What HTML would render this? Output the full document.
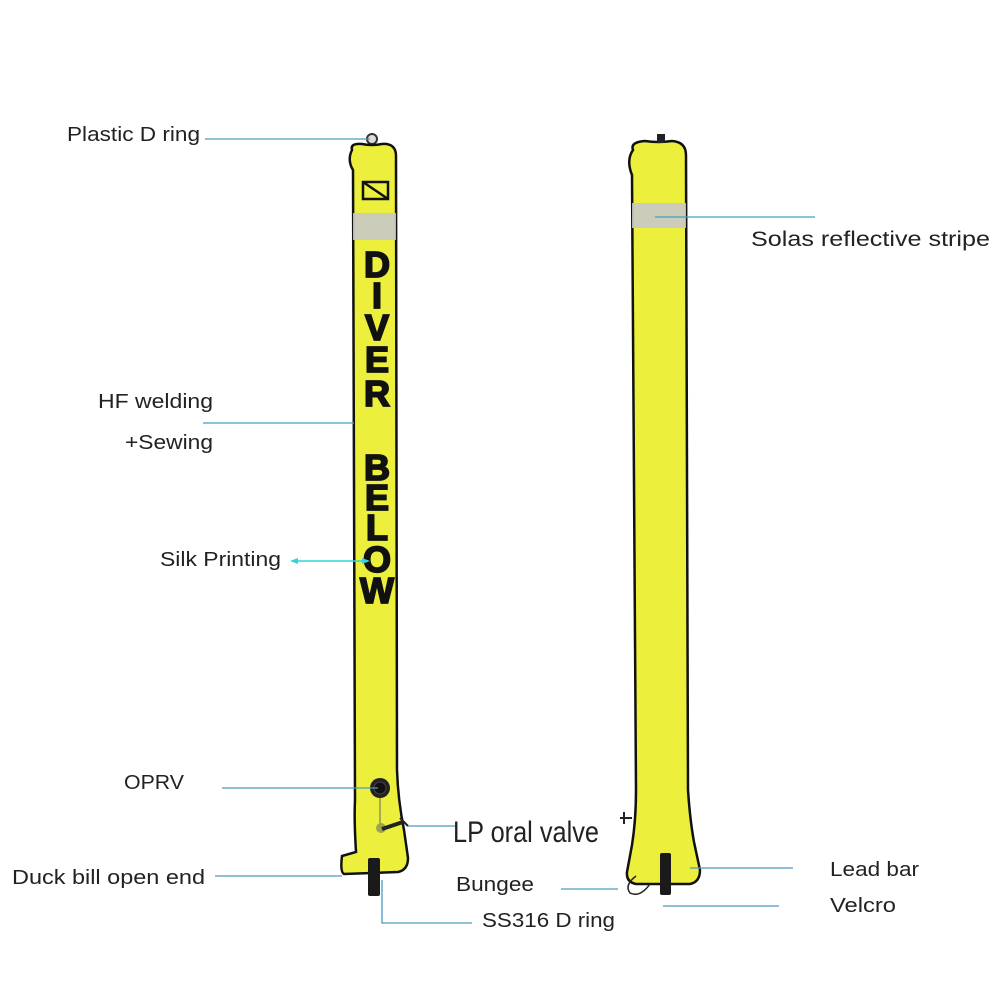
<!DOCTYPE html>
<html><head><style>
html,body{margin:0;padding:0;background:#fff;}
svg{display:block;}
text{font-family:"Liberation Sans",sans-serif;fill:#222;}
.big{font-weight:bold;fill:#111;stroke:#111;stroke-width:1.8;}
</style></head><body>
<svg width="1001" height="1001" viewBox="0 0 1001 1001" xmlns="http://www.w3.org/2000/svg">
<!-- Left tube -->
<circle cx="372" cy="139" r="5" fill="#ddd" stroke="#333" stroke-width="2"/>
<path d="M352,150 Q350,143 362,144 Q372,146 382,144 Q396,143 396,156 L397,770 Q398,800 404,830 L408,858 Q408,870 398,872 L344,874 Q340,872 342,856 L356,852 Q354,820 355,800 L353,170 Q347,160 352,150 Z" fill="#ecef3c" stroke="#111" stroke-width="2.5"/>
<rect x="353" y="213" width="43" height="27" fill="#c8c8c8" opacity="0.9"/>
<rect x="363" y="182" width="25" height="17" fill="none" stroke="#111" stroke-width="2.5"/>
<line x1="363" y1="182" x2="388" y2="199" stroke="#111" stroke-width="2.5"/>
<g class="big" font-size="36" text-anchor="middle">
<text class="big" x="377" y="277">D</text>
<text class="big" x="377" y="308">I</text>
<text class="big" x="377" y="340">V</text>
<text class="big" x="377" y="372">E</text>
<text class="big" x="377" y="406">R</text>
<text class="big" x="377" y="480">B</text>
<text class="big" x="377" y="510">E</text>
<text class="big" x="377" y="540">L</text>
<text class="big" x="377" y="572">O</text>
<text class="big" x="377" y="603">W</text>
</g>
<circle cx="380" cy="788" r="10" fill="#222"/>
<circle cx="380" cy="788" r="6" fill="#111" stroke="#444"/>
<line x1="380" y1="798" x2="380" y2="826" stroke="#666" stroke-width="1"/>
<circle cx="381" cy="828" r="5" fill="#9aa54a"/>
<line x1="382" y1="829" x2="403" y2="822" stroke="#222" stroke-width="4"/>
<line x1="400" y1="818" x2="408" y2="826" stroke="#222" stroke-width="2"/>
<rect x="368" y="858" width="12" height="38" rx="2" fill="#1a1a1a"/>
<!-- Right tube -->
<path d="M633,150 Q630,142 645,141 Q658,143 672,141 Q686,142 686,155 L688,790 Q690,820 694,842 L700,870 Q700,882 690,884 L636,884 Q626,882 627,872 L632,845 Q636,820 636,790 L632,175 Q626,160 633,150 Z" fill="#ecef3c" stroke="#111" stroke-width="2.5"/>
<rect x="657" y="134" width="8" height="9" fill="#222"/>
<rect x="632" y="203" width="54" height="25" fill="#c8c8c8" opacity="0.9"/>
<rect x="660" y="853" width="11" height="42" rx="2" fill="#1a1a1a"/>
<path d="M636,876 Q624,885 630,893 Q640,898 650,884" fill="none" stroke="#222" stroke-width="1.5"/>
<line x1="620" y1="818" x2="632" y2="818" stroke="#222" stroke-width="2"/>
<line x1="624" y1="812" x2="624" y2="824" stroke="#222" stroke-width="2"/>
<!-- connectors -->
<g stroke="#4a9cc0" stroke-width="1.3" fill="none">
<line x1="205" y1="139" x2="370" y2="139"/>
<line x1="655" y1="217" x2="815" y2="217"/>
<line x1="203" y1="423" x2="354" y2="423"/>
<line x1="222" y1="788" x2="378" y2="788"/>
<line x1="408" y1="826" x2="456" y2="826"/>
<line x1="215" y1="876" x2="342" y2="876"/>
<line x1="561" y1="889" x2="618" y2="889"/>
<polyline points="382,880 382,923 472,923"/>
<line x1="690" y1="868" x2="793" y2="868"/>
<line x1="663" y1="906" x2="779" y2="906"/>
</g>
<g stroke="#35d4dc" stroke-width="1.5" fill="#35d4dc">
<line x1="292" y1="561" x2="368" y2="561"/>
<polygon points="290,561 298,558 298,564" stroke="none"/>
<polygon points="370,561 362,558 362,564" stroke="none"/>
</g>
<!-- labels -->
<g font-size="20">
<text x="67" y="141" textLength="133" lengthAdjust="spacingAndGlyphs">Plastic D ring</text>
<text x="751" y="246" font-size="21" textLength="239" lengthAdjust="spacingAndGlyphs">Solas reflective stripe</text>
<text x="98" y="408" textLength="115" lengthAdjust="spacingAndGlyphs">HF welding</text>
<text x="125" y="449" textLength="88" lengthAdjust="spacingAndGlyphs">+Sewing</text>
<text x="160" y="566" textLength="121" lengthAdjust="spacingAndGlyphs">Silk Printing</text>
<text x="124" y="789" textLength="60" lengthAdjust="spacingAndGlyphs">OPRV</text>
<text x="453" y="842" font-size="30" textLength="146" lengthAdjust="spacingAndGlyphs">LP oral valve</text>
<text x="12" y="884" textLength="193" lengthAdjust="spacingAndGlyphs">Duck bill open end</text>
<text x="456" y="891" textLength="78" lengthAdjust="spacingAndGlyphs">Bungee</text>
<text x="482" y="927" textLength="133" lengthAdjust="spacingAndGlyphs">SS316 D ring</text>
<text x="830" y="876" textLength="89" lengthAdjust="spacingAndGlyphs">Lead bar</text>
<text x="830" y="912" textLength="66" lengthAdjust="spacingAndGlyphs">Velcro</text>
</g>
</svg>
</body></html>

• [EXERCISE]:
Pictures excluded, quote all the data above exactly.

• [RESPONSE TO THE EXERCISE]:
What HTML would render this? Output the full document.
<!DOCTYPE html>
<html><head><style>
html,body{margin:0;padding:0;background:#fff;}
svg{display:block;}
text{font-family:"Liberation Sans",sans-serif;fill:#222;}
.big{font-weight:bold;fill:#111;stroke:#111;stroke-width:1.8;}
</style></head><body>
<svg width="1001" height="1001" viewBox="0 0 1001 1001" xmlns="http://www.w3.org/2000/svg">
<!-- Left tube -->
<circle cx="372" cy="139" r="5" fill="#ddd" stroke="#333" stroke-width="2"/>
<path d="M352,150 Q350,143 362,144 Q372,146 382,144 Q396,143 396,156 L397,770 Q398,800 404,830 L408,858 Q408,870 398,872 L344,874 Q340,872 342,856 L356,852 Q354,820 355,800 L353,170 Q347,160 352,150 Z" fill="#ecef3c" stroke="#111" stroke-width="2.5"/>
<rect x="353" y="213" width="43" height="27" fill="#c8c8c8" opacity="0.9"/>
<rect x="363" y="182" width="25" height="17" fill="none" stroke="#111" stroke-width="2.5"/>
<line x1="363" y1="182" x2="388" y2="199" stroke="#111" stroke-width="2.5"/>
<g class="big" font-size="36" text-anchor="middle">
<text class="big" x="377" y="277">D</text>
<text class="big" x="377" y="308">I</text>
<text class="big" x="377" y="340">V</text>
<text class="big" x="377" y="372">E</text>
<text class="big" x="377" y="406">R</text>
<text class="big" x="377" y="480">B</text>
<text class="big" x="377" y="510">E</text>
<text class="big" x="377" y="540">L</text>
<text class="big" x="377" y="572">O</text>
<text class="big" x="377" y="603">W</text>
</g>
<circle cx="380" cy="788" r="10" fill="#222"/>
<circle cx="380" cy="788" r="6" fill="#111" stroke="#444"/>
<line x1="380" y1="798" x2="380" y2="826" stroke="#666" stroke-width="1"/>
<circle cx="381" cy="828" r="5" fill="#9aa54a"/>
<line x1="382" y1="829" x2="403" y2="822" stroke="#222" stroke-width="4"/>
<line x1="400" y1="818" x2="408" y2="826" stroke="#222" stroke-width="2"/>
<rect x="368" y="858" width="12" height="38" rx="2" fill="#1a1a1a"/>
<!-- Right tube -->
<path d="M633,150 Q630,142 645,141 Q658,143 672,141 Q686,142 686,155 L688,790 Q690,820 694,842 L700,870 Q700,882 690,884 L636,884 Q626,882 627,872 L632,845 Q636,820 636,790 L632,175 Q626,160 633,150 Z" fill="#ecef3c" stroke="#111" stroke-width="2.5"/>
<rect x="657" y="134" width="8" height="9" fill="#222"/>
<rect x="632" y="203" width="54" height="25" fill="#c8c8c8" opacity="0.9"/>
<rect x="660" y="853" width="11" height="42" rx="2" fill="#1a1a1a"/>
<path d="M636,876 Q624,885 630,893 Q640,898 650,884" fill="none" stroke="#222" stroke-width="1.5"/>
<line x1="620" y1="818" x2="632" y2="818" stroke="#222" stroke-width="2"/>
<line x1="624" y1="812" x2="624" y2="824" stroke="#222" stroke-width="2"/>
<!-- connectors -->
<g stroke="#4a9cc0" stroke-width="1.3" fill="none">
<line x1="205" y1="139" x2="370" y2="139"/>
<line x1="655" y1="217" x2="815" y2="217"/>
<line x1="203" y1="423" x2="354" y2="423"/>
<line x1="222" y1="788" x2="378" y2="788"/>
<line x1="408" y1="826" x2="456" y2="826"/>
<line x1="215" y1="876" x2="342" y2="876"/>
<line x1="561" y1="889" x2="618" y2="889"/>
<polyline points="382,880 382,923 472,923"/>
<line x1="690" y1="868" x2="793" y2="868"/>
<line x1="663" y1="906" x2="779" y2="906"/>
</g>
<g stroke="#35d4dc" stroke-width="1.5" fill="#35d4dc">
<line x1="292" y1="561" x2="368" y2="561"/>
<polygon points="290,561 298,558 298,564" stroke="none"/>
<polygon points="370,561 362,558 362,564" stroke="none"/>
</g>
<!-- labels -->
<g font-size="20">
<text x="67" y="141" textLength="133" lengthAdjust="spacingAndGlyphs">Plastic D ring</text>
<text x="751" y="246" font-size="21" textLength="239" lengthAdjust="spacingAndGlyphs">Solas reflective stripe</text>
<text x="98" y="408" textLength="115" lengthAdjust="spacingAndGlyphs">HF welding</text>
<text x="125" y="449" textLength="88" lengthAdjust="spacingAndGlyphs">+Sewing</text>
<text x="160" y="566" textLength="121" lengthAdjust="spacingAndGlyphs">Silk Printing</text>
<text x="124" y="789" textLength="60" lengthAdjust="spacingAndGlyphs">OPRV</text>
<text x="453" y="842" font-size="30" textLength="146" lengthAdjust="spacingAndGlyphs">LP oral valve</text>
<text x="12" y="884" textLength="193" lengthAdjust="spacingAndGlyphs">Duck bill open end</text>
<text x="456" y="891" textLength="78" lengthAdjust="spacingAndGlyphs">Bungee</text>
<text x="482" y="927" textLength="133" lengthAdjust="spacingAndGlyphs">SS316 D ring</text>
<text x="830" y="876" textLength="89" lengthAdjust="spacingAndGlyphs">Lead bar</text>
<text x="830" y="912" textLength="66" lengthAdjust="spacingAndGlyphs">Velcro</text>
</g>
</svg>
</body></html>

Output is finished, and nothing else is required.